Seit fast 20 Jahren haben meine Mitarbeiterinnen und ich versucht, eine fetalmedizinische Versorgung für die Vorarlberger Bevölkerung zu etablieren. Dies war nur mit großem Engagement von uns allen möglich. Damit alle Frauen zeitnah einen Untersuchungstermin erhalten, haben wir regelmäßig länger als unsere Ordinationszeiten gearbeitet und wenn notwendig, die Ordination zeitweise auch an Samstagen geöffnet. Unsere Honorare waren deutlich unterhalb der in Österreich für gleichwertige Leistungen üblichen Tarife und damit alle Patientinnen eine zeitgemäße fetalmedizinische Versorgung in Anspruch nehmen können, sind wir bei Notwendigkeit auch mit für uns nicht kostendeckenden Sozialtarifen den Frauen entgegengekommen.
Leider haben sich in den letzten Jahren die Arbeitsbedingungen für unser Team zusehends verschlechtert. Regelmäßig werden nun meine Arztassistentinnen von Patientinnen beschimpft. Patientinnen kommen oft zu spät zur Untersuchung, zumeist ohne sich dafür zu entschuldigen. Häufig versäumen Patientinnen einen für sie reservierten Termin. In den social media wurden unwahre Behauptungen verbreitet, um uns zu diskreditieren.
Das Klima in der Gesellschaft ist rauer geworden. Was früher die seltene Ausnahme war, erleben wir nun regelmäßig. Dies betrifft alle Sozialberufe und nicht nur die Medizin. Beispielhaft für diese, wie ich meine, ungesunde Entwicklung ist das Urteil des österreichischen OGH, der entschieden hat, dass eine App zur anonymen Beurteilung von Lehrer:innen zulässig ist, weil sonst Schüler keine Bewertung abgeben würden und dies eine Gefahr für die Meinungsäußerungsfreiheit darstellen würde (Kleine Zeitung 19.02.2022). Damit wird von oberster Stelle impliziert, dass Meinungen offensichtlich nur mehr im Schutz der Anonymität geäußert werden können. Dies ist beispielhaft dafür, dass persönliche Verantwortung nicht mehr gefordert wird.

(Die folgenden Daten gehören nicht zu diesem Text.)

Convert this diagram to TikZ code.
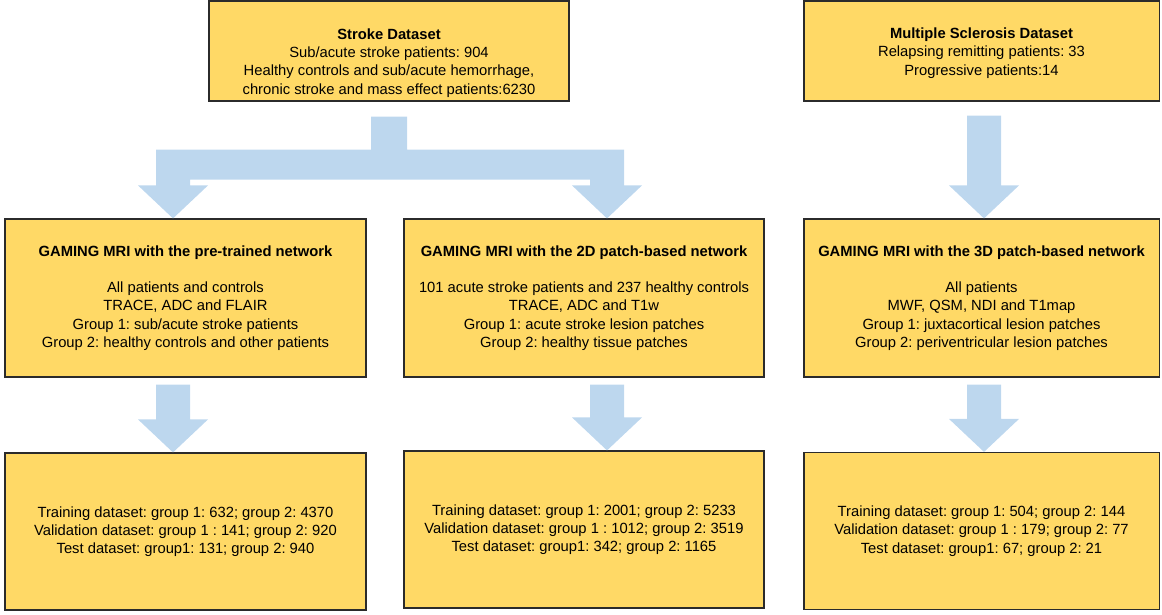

Wenn von politischer und legistischer Seite keine geeigneten Maßnahmen getroffen werden, wird sich der Personalmangel bei den Sozialberufen wie Lehrer:innen, Pfleger:innen und Ärzt:innen weiterhin verstärken.
Zum Schutz meiner Mitarbeiterinnen und mir habe ich mich entschieden die Organisation der Ordination zu ändern. Damit soll unsere Arbeit wieder jenen Wert erhalten, der ihr aufgrund der hohen Qualität und unseres großen Engagements zusteht.